LISBOA - Enquanto debate um projeto de lei que pretende acabar com os vistos gold, concedidos desde 2012 a quem investe pelo menos € 500 mil (mais de R$ 2 milhões) na compra de imóveis no país, Portugal aumentou em 2017 a emissão desse tipo de benefício. Segundo dados do Relatório de Imigração, Fronteiras e Asilo do Serviço de Estrangeiros e Fronteiras (SEF) de Portugal, foram emitidos no ano passado 1.292 vistos gold para estrangeiros, dos quais 1.204 para aquisições de imóveis de luxo, que resultaram em um investimento total de € 743 milhões. Foram 120 vistos gold a mais do que 2016.
Brasileiros receberam 226 vistos de residência gold, 84 a mais do que no ano anterior e 17,5% dos vistos do tipo emitidos no ano passado. Por nacionalidade, foram superados pelos chineses (538). Sul-africanos ficaram com 81, turcos com 78 e russos com 47. No total, desde a instituição desse tipo de autorização de residência, 677 brasileiros foram beneficiados.

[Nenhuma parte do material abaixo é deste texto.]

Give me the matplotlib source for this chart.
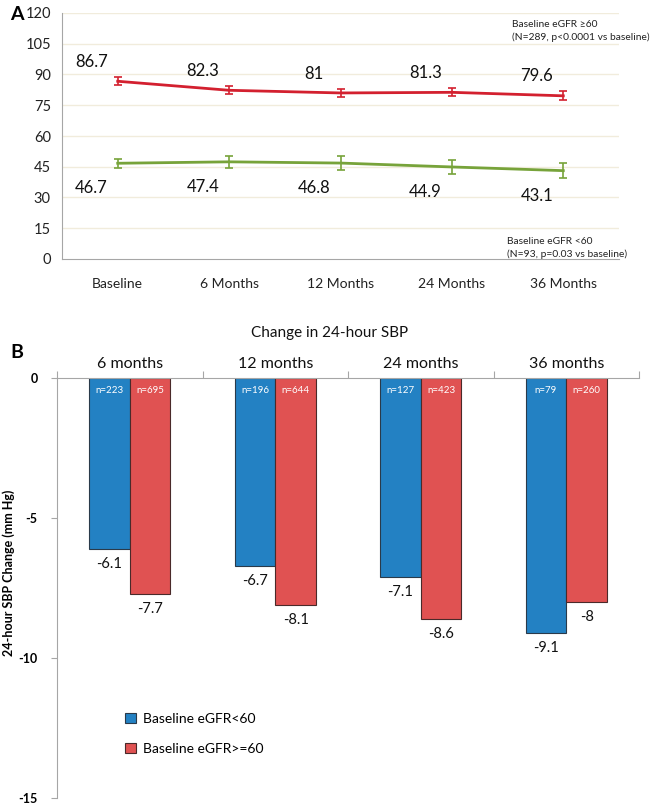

No início deste ano, a Comissão sobre Crimes Financeiros do Parlamento Europeu abriu uma investigação sobre a concessão dos vistos gold, suspeita de favorecer a corrupção e lavagem de dinheiro. Em setembro, o Parlamento português votará o projeto de lei que elimina esse tipo de visto. A proposta foi apresentada pelo Bloco de Esquerda, e divide a chamada Geringonça, a coalizão informal de governo liderada pelo Partido Socialista. O primeiro-ministro António Costa é contra o fim do benefício.
O deputado José Manuel Pureza, um dos autores do projeto, cobrou do governo informações detalhadas e mais recentes sobre o benefício. Os gold são emitidos anonimamente.
— São informações às quais o país tem direito. É conhecido que os gold são usados por elites econômicas e empresários que praticam lavagem de dinheiro, tráfico de influência e corrupção. Portanto, se Portugal não está importando criminalidade econômica, há todo o risco de isso acontecer — disse Pureza.
A falta de transparência, segundo o deputado, é um dos pontos fracos do programa. A ausência de fiscalização sobre a origem do capital utilizado na compra do imóvel é outro elo frágil. O governo português tem recusado os pedidos de informação com o argumento que a revelação seria invasão de privacidade.
— Não há razão para evitar o conhecimento dos titulares. É mais uma prova que há algo a esconder e evocar a privacidade não faz sentido, porque o pedido de visto para a entrada no país não é um dado sensível. O Consórcio Global Anticorrupção já denunciou que os gold são uma prática de criminalidade econômica na União Europeia. Todos os segredos e a opacidade ao redor do programa só mostram isso — afirmou o deputado, natural de Coimbra.
Ele lembra que, formalmente, poderá perder o visto e até ser expulso do país um estrangeiro condenado pela prática de um crime. No momento, há chineses nessa situação. “Veremos se acontece”, disse.
'FRACASSO'
A Autorização de Residência por Investimento (ARI), nome oficial dos vistos gold, foi criada para atrair investimentos para um Portugal em crise devido ao colapso financeiro de 2008. Além da modalidade de compra de imóveis a partir de € 350 mil (se o local estiver em área de recuperação), era prevista a concessão do benefício a quem gerasse no mínimo dez postos de trabalho no país. Esta última modalidade se revelou um fiasco. Dos mais de seis mil vistos concedidos em seis anos, apenas 11 criaram postos de trabalho, dois deles concedidos em 2017.
— É um fracasso, são contrapartidas para transferência de capitais para a compra de imóveis de luxo, que contribuíram para o efeito especulativo no mercado imobiliário, principalmente no Porto e em Lisboa — disse Pureza.
O texto do projeto compara a concessão dos gold ao calvário burocrático dos imigrantes “normais” para regularizar sua situação em Portugal. “Os vistos gold são, pois, fonte de uma discriminação inaceitável entre cidadãos de primeira (...) e cidadãos de segunda”, diz.
— As pessoas chegam ao país, descontam para Segurança Social mesmo em situação irregular, por vezes, e têm seus direitos fundamentais violados, submetidas a salários baixos — completou Pureza.
No começo de junho, o PS entregou ao Parlamento um projeto que regulariza a situação de 30 mil imigrantes na situação mencionada por Pureza, desde que trabalhem e descontem para a Segurança Social há mais de um ano.
Em abril, em entrevista ao GLOBO, a eurodeputada Ana Gomes, do Partido Socialista, afirmou que os vistos gold equivalem à "prostituição da cidadania europeia". Gomes é vice-presidente da Comissão sobre Crimes Financeiros do Parlamento Europeu e deverá sugerir o fim dos vistos gold em toda a Europa ao fim de suas investigações, no próximo ano.